JR reveals that he hired a lawyer through the mail too. His name is Mister Piscator and he approves of JRs plans. JR also says that the Albertan debenture B has just put out a C and he got paid for B–shows what that Crawley knew and even Ace has doubled in price. He also confuses Depreciated Acceleration and Accelerated Depreciation ()which is pretty funny). Bast is agitated and trying to counter everything JR says (JR starts talking about Eagle Mills being worth five million dollars, but Bast says there isn’t five million dollars in the whole town).
Bast says he didn’t read any of JRs things because Schramm killed himself. Jr replies: “No but holy shit Bast this is serious, I mean like I’m sorry about your friends and all but holy shit this is like five million dollars and I mean where I’m paying your expenses for like this here trip” (299).
Bast is exasperated, “I’m trying to get you out of trouble and you’re just making it bigger” (300).
JR then makes a well-reasoned, if not entirely accurate argument
All I did was buy these bonds for this here investment and mind my own business and then they turn around and dump all these wrecked up buildings and people and stuff on me and what do they expect me to do, build them a park? I mean, holy shit… I have this here investment which I have to protect it don’t I? And I mean you’re so sorry for all these old people with this here stock they got in exchange for their bonds which they’d bought them for this investment just like I did so what about them? …all they give a shit about is will they get their dividends anyway, so like how are they going to get them if they just keep paying everybody to play softball and sing Stout-Hearted Men and then some smartass comes along and screws with a stockholder’s suit. I mean holy shit Bast… I’m just trying to protect their investment too, you know? (300-301).
And Bast replies that it has to stop somewhere. But JR says no, the president of Diamond Cable said if you’re playing you might as well play to win. You can’t just play to play because the rules are only for if you’re playing to win which that’s the only rules there are (301).
And that’s where we stop this week.
The dramatic tension really upped itself this week.
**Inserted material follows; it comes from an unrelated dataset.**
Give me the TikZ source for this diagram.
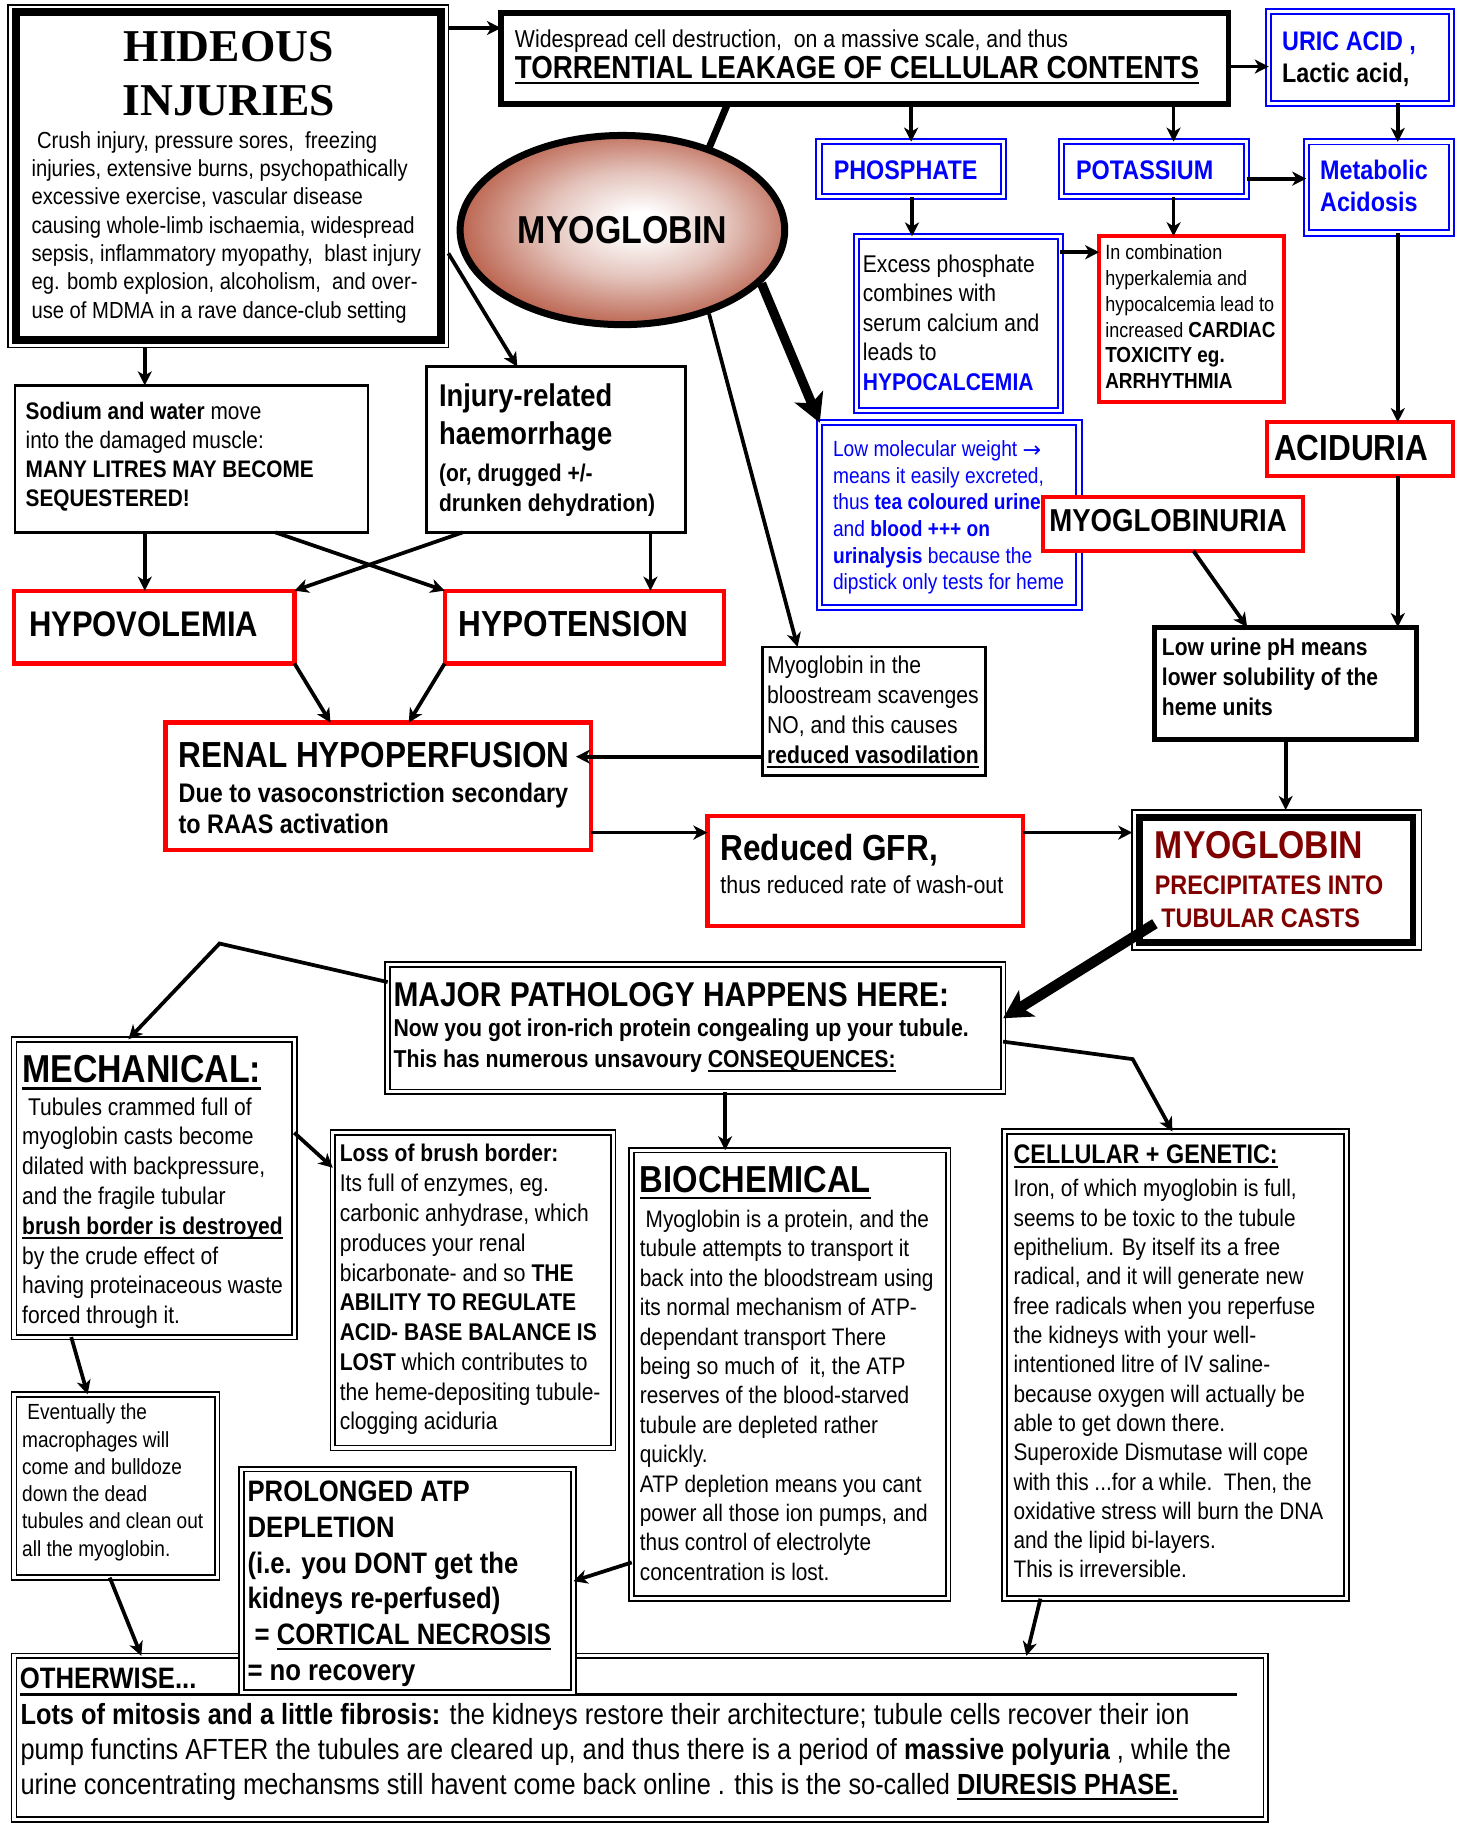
\documentclass[tikz,border=0pt]{standalone}
\usepackage{fontspec}
\setmainfont[FakeStretch=0.87,Scale=1.15]{Liberation Sans}
\newfontfamily\tnr{Liberation Serif}
\newfontfamily\djv{DejaVu Sans}
\usetikzlibrary{arrows.meta,shapes.geometric}
\definecolor{dred}{RGB}{128,0,0}
\definecolor{mgA}{RGB}{228,196,188}
\definecolor{mgB}{RGB}{182,88,66}
\definecolor{mgC}{RGB}{150,48,30}
\definecolor{mgD}{RGB}{132,36,20}
\pgfdeclareradialshading{myogl}{\pgfpoint{3bp}{2bp}}{color(0bp)=(white); color(3bp)=(white); color(14bp)=(mgA); color(28bp)=(mgB); color(40bp)=(mgC); color(50bp)=(mgD)}
\newcommand\TX[3]{\vtop{\fontsize{#1}{#2}\selectfont\lineskiplimit=-1000pt\lineskip=0pt\let\\\cr\halign{##\hfil\cr#3\crcr}}}
\newcommand\TXc[3]{\vtop{\fontsize{#1}{#2}\selectfont\lineskiplimit=-1000pt\lineskip=0pt\let\\\cr\halign{\hfil##\hfil\cr#3\crcr}}}
\newcommand\myul[1]{\setbox0\hbox{#1}\leavevmode\rlap{\rule[-0.19em]{\wd0}{0.075em}}\box0}
\newcommand\bbb{\fontsize{16.2}{22.2}\selectfont\bfseries}
\newcommand\mkbox[6]{\node[#2, minimum width={(#5-#3)*1pt}, minimum height={(#6-#4)*1pt}] (#1) at ({(#3+#5)/2},{(#4+#6)/2}) {};}
\begin{document}
\begin{tikzpicture}[x=1pt,y=-1pt,
  bx/.style={rectangle, inner sep=0pt, outer sep=0pt},
  blk/.style={bx, draw=black, line width=2.2pt, fill=white},
  thk/.style={bx, draw=black, line width=5pt, fill=white},
  redb/.style={bx, draw=red, line width=3.6pt, fill=white},
  blued/.style={bx, draw=blue, double=white, line width=1.7pt, double distance=2.8pt, fill=white},
  blkd/.style={bx, draw=black, double=white, line width=1.5pt, double distance=2.6pt, fill=white},
  arr/.style={draw=black, line width=3.2pt, -{Stealth[length=12pt,width=12pt,inset=3.5pt]}},
  bigarr/.style={draw=black, line width=8pt, -{Stealth[length=24pt,width=26pt,inset=6pt]}},
  tx/.style={anchor=base west, inner sep=0pt, outer sep=0pt},
  txc/.style={anchor=base, inner sep=0pt, outer sep=0pt}]
\path[fill=white,use as bounding box] (0,0) rectangle (1253,1568);

% ---------- boxes ----------
\mkbox{hidO}{bx,draw,line width=1.3pt,fill=white}{7}{4.5}{384}{297.5}
\mkbox{hid}{bx,draw,line width=6.5pt}{13.5}{10.5}{377.5}{291}
\mkbox{tor}{thk}{429}{11}{1052}{89}
\mkbox{uric}{blued}{1086.5}{10}{1243}{88.4}
\mkbox{phos}{blued}{701.4}{121.3}{859.1}{168.3}
\mkbox{pot}{blued}{909.2}{121.3}{1067.6}{168.3}
\mkbox{meta}{blued}{1118.6}{121.5}{1243}{199.5}
\mkbox{exc}{blued}{733.5}{202.5}{908}{351.6}
\mkbox{comb}{redb}{941.3}{202.3}{1099.6}{344.2}
\mkbox{lowm}{blued}{702}{362}{924}{520}
\mkbox{acid}{redb}{1085.3}{361.5}{1244.2}{407.6}
\mkbox{urph}{bx,draw,line width=4.3pt,fill=white}{989}{537}{1213}{633}
\mkbox{sod}{blk}{13}{330}{315}{456}
\mkbox{inj}{blk}{365}{314}{587}{456}
\mkbox{hypo}{redb}{11.8}{505.8}{252.2}{568.2}
\mkbox{hypot}{redb}{380.8}{505.8}{620.2}{568.2}
\mkbox{renal}{redb}{141.8}{618.8}{506.2}{728.2}
\mkbox{blood}{blk,line width=2pt}{653}{554}{844}{664}
\mkbox{gfr}{redb}{605.8}{698.8}{876.2}{793.2}
\mkbox{precO}{bx,draw,line width=1.3pt,fill=white}{969.6}{693.6}{1217.4}{813.4}
\mkbox{prec}{bx,draw,line width=5.7pt}{976}{700}{1210}{807}
\mkbox{major}{blkd}{332}{826}{859}{935}
\mkbox{mech}{blkd}{12}{890}{252}{1145}
\mkbox{loss}{blkd}{285}{970}{525}{1240}
\mkbox{bio}{blkd}{541}{985}{812}{1369}
\mkbox{cell}{blkd}{860}{969}{1153}{1369}
\mkbox{event}{blkd}{12}{1194}{186}{1351}
\mkbox{oth}{blkd}{12}{1418}{1084}{1558}
\draw[line width=2pt] (17,1451) -- (1059,1451);
\mkbox{prol}{blkd}{207}{1258}{491}{1449}

% ---------- ellipse ----------
\draw[line width=6pt] (tor.south -| 623,0) -- (605,132);
\node[ellipse, draw=black, line width=6pt, shading=myogl, minimum width=278pt, minimum height=162pt, inner sep=0pt, font=\fontsize{29}{34}\selectfont\bfseries] (myo) at (533,197) {MYOGLOBIN};

% ---------- texts ----------
\node[txc,font=\tnr\bfseries] (tHid1) at (196,52.5) {\TXc{39}{46}{HIDEOUS\\INJURIES}};
\node[tx] (tHid2) at (27,127) {\TX{17.3}{24.25}{\ Crush injury, pressure sores,\ \ freezing\\injuries, extensive burns, psychopathically\\excessive exercise, vascular disease\\causing whole-limb ischaemia, widespread\\sepsis, inflammatory myopathy,\ \ blast injury\\eg. bomb explosion, alcoholism,\ \ and over-\\use of MDMA in a rave dance-club setting}};
\node[tx] (tTor1) at (441,41) {\TX{18.2}{24}{Widespread cell destruction,\ \ on a massive scale, and thus}};
\node[tx,font=\bfseries] (tTor2) at (441,67) {\TX{23.7}{28}{\myul{TORRENTIAL LEAKAGE OF CELLULAR CONTENTS}}};
\node[tx,font=\bfseries] (tUric) at (1098,43) {\TX{20}{27.5}{{\color{blue}URIC ACID ,}\\Lactic acid,}};
\node[tx,font=\bfseries,text=blue] (tPhos) at (714,154) {\TX{20}{24}{PHOSPHATE}};
\node[tx,font=\bfseries,text=blue] (tPot) at (921.5,154) {\TX{20}{24}{POTASSIUM}};
\node[tx,font=\bfseries,text=blue] (tMeta) at (1130.5,154) {\TX{20}{27.5}{Metabolic\\Acidosis}};
\node[tx] (tExc) at (739,233) {\TX{18}{25.3}{Excess phosphate\\combines with\\serum calcium and\\leads to\\{\bfseries\color{blue}HYPOCALCEMIA}}};
\node[tx] (tComb) at (946.5,222) {\TX{15.4}{22.2}{In combination\\hyperkalemia and\\hypocalcemia lead to\\increased {\bbb CARDIAC}\\{\bbb TOXICITY eg.}\\{\bbb ARRHYTHMIA}}};
\node[tx,text=blue] (tLow) at (713.4,391) {\TX{16.4}{22.8}{Low molecular weight {\djv\fontsize{19}{20}\selectfont\raisebox{-1pt}{→}}\\means it easily excreted,\\thus {\bfseries tea coloured urine}\\and {\bfseries blood +++ on}\\{\bfseries urinalysis} because the\\dipstick only tests for heme}};
\mkbox{mgu}{redb}{893.4}{425.8}{1115.9}{471.8}
\node[tx,font=\bfseries] (tMgu) at (898.6,455.5) {\TX{23.6}{28}{MYOGLOBINURIA}};
\node[tx,font=\bfseries] (tAcid) at (1091,394) {\TX{27}{30}{ACIDURIA}};
\node[tx,font=\bfseries] (tUrph) at (995,561) {\TX{18}{25.7}{Low urine pH means\\lower solubility of the\\heme units}};
\node[tx] (tSod) at (22,359) {\TX{17.8}{25}{{\bfseries Sodium and water} move\\into the damaged muscle:\\{\bfseries MANY LITRES MAY BECOME}\\{\bfseries SEQUESTERED!}}};
\node[tx,font=\bfseries] (tInj1) at (376,348) {\TX{23.4}{33}{Injury-related\\haemorrhage}};
\node[tx,font=\bfseries] (tInj2) at (376,412.5) {\TX{18}{25.5}{(or, drugged +/-\\drunken dehydration)}};
\node[tx,font=\bfseries] (tHypo) at (25,545) {\TX{26.5}{30}{HYPOVOLEMIA}};
\node[tx,font=\bfseries] (tHypot) at (393,545) {\TX{27}{30}{HYPOTENSION}};
\node[tx,font=\bfseries] (tRen1) at (153,657) {\TX{27}{30}{RENAL HYPOPERFUSION}};
\node[tx,font=\bfseries] (tRen2) at (153,687) {\TX{20}{27}{Due to vasoconstriction secondary\\to RAAS activation}};
\node[tx] (tBlood) at (657,576.6) {\TX{18.1}{25.7}{Myoglobin in the\\bloostream scavenges\\NO, and this causes\\{\bfseries\myul{reduced vasodilation}}}};
\node[tx,font=\bfseries] (tGfr1) at (617,737) {\TX{27}{30}{Reduced GFR,}};
\node[tx] (tGfr2) at (617,765) {\TX{18.3}{24}{thus reduced rate of wash-out}};
\node[tx,font=\bfseries,text=dred] (tPre1) at (989,735) {\TX{28.9}{32}{MYOGLOBIN}};
\node[tx,font=\bfseries,text=dred] (tPre2) at (989,766) {\TX{20}{28}{PRECIPITATES INTO\\\ TUBULAR CASTS}};
\node[tx,font=\bfseries] (tMaj1) at (337,862) {\TX{25.6}{30}{MAJOR PATHOLOGY HAPPENS HERE:}};
\node[tx,font=\bfseries] (tMaj2) at (337,888) {\TX{18.2}{26}{Now you got iron-rich protein congealing up your tubule.\\This has numerous unsavoury \myul{CONSEQUENCES:}}};
\node[tx,font=\bfseries] (tMech1) at (19,927) {\TX{29}{32}{\myul{MECHANICAL:}}};
\node[tx] (tMech2) at (19,955) {\TX{18}{25.5}{\ Tubules crammed full of\\myoglobin casts become\\dilated with backpressure,\\and the fragile tubular\\{\bfseries\myul{brush border is destroyed}}\\by the crude effect of\\having proteinaceous waste\\forced through it.}};
\node[tx] (tLoss) at (291,995) {\TX{18}{25.5}{{\bfseries Loss of brush border:}\\Its full of enzymes, eg.\\carbonic anhydrase, which\\produces your renal\\bicarbonate- and so {\bfseries THE}\\{\bfseries ABILITY TO REGULATE}\\{\bfseries ACID- BASE BALANCE IS}\\{\bfseries LOST} which contributes to\\the heme-depositing tubule-\\clogging aciduria}};
\node[tx] (tEvent) at (19,1216) {\TX{16.3}{23.3}{\ Eventually the\\macrophages will\\come and bulldoze\\down the dead\\tubules and clean out\\all the myoglobin.}};
\node[tx,font=\bfseries] (tBio1) at (548,1021) {\TX{28}{32}{\myul{BIOCHEMICAL}}};
\node[tx] (tBio2) at (548,1051) {\TX{17.8}{25.2}{\ Myoglobin is a protein, and the\\tubule attempts to transport it\\back into the bloodstream using\\its normal mechanism of ATP-\\dependant transport There\\being so much of\ \ it, the ATP\\reserves of the blood-starved\\tubule are depleted rather\\quickly.\\ATP depletion means you cant\\power all those ion pumps, and\\thus control of electrolyte\\concentration is lost.}};
\node[tx,font=\bfseries] (tCell1) at (868,996) {\TX{20}{24}{\myul{CELLULAR + GENETIC:}}};
\node[tx] (tCell2) at (868,1025) {\TX{17.8}{25.1}{Iron, of which myoglobin is full,\\seems to be toxic to the tubule\\epithelium. By itself its a free\\radical, and it will generate new\\free radicals when you reperfuse\\the kidneys with your well-\\intentioned litre of IV saline-\\because oxygen will actually be\\able to get down there.\\Superoxide Dismutase will cope\\with this ...for a while.\ \ Then, the\\oxidative stress will burn the DNA\\and the lipid bi-layers.\\This is irreversible.}};
\node[tx,font=\bfseries] (tProl) at (212,1286) {\TX{22}{30.6}{PROLONGED ATP\\DEPLETION\\(i.e. you DONT get the\\kidneys re-perfused)\\\ = \myul{CORTICAL NECROSIS}\\= no recovery}};
\node[tx,font=\bfseries] (tOth1) at (17,1446) {\TX{22}{26}{OTHERWISE...}};
\node[tx] (tOth2) at (17.6,1477) {\TX{21.7}{30}{{\bfseries Lots of mitosis and a little fibrosis:} the kidneys restore their architecture; tubule cells recover their ion\\pump functins AFTER the tubules are cleared up, and thus there is a period of {\bfseries massive polyuria} , while the\\urine concentrating mechansms still havent come back online . this is the so-called {\bfseries\myul{DIURESIS PHASE.}}}};

% ---------- connectors ----------
\draw[arr] (hidO.east |- 0,24) -- (tor.west |- 0,24);
\draw[arr] (tor.east |- 0,57) -- (uric.west |- 0,57);
\draw[arr] (tor.south -| phos.north) -- (phos.north);
\draw[arr] (tor.south -| 1005,0) -- (pot.north -| 1005,0);
\draw[arr] (uric.south -| 1197,0) -- (meta.north -| 1197,0);
\draw[arr] (pot.east |- 0,153) -- (meta.west |- 0,153);
\draw[arr] (phos.south -| 781,0) -- (exc.north -| 781,0);
\draw[arr] (pot.south -| 1005,0) -- (comb.north -| 1005,0);
\draw[arr] (exc.east |- 0,216) -- (comb.west |- 0,216);
\draw[arr] (meta.south -| 1197,0) -- (acid.north -| 1197,0);
\draw[arr] (acid.south -| 1197,0) -- (urph.north -| 1197,0);
\draw[bigarr] (myo.-21) -- (lowm.north west);
\draw[arr] (myo.-44) -- (blood.north -| 683,0);
\draw[arr] (hidO.east |- 0,217) -- (inj.north -| 443,0);
\draw[arr] (hidO.south -| 124,0) -- (sod.north -| 124,0);
\draw[arr] (sod.south -| 124,0) -- (hypo.north -| 124,0);
\draw[arr] (sod.south -| 236,0) -- (hypot.north west);
\draw[arr] (inj.south -| 396,0) -- (hypo.north east);
\draw[arr] (inj.south -| 557,0) -- (hypot.north -| 557,0);
\draw[arr] (hypo.south east) -- (renal.north -| 283,0);
\draw[arr] (hypot.south west) -- (renal.north -| 350,0);
\draw[arr, shorten >=-13pt] (blood.west |- 0,648) -- (renal.east |- 0,648);
\draw[arr] (renal.east |- 0,713) -- (gfr.west |- 0,713);
\draw[arr] (gfr.east |- 0,713) -- (precO.west |- 0,713);
\draw[arr] (urph.south -| 1101,0) -- (precO.north -| 1101,0);
\draw[arr] (mgu.south -| 1022,0) -- (urph.north -| 1068,0);
\draw[bigarr, line width=9pt] ([xshift=13pt,yshift=16pt]prec.south west) -- (major.east |- 0,872);
\draw[arr] (major.west |- 0,841) -- (188,808) -- (mech.north -| 110,0);
\draw[arr] (major.south -| 621,0) -- (bio.north -| 621,0);
\draw[arr] (major.east |- 0,892) -- (970,907) -- (cell.north -| 1004,0);
\draw[arr] (mech.east |- 0,970) -- (loss.west |- 0,1000);
\draw[arr] (mech.south -| 61,0) -- (event.north -| 75,0);
\draw[arr] (bio.west |- 0,1338) -- (prol.east |- 0,1354);
\draw[arr] (event.south -| 94,0) -- (oth.north -| 121,0);
\draw[arr] (cell.south -| 891,0) -- (oth.north -| 879,0);
\end{tikzpicture}
\end{document}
The martial strife the monetary strife. Suicide, homicide. Romance, pathos. That’s a lot packed into 75 pages. I also love that amidst all of this Important stuff, there are still wonderfully weird little subplots that we have no idea if they will be resolved. Was that Terry in those photos? What happened to the Aunt’s shrubs? Where has Stella been all this time?
But more importantly than all of that is the amount of emotional heft that Gaddis has thrown at us this week. The first section of this book was o matter of fact (if not very oblique), but there was very little interior life (which is what happens when you talk at people). But now some characters have a chance to sit down with each other and really talk to each other and man, there is depth of character and very interesting ideas about humanity in the 1970s as well. For what seems to be an absurd comic story (6th grader makes fortune in stock market), there is a lot of reality here as well. It’s really a great story so far.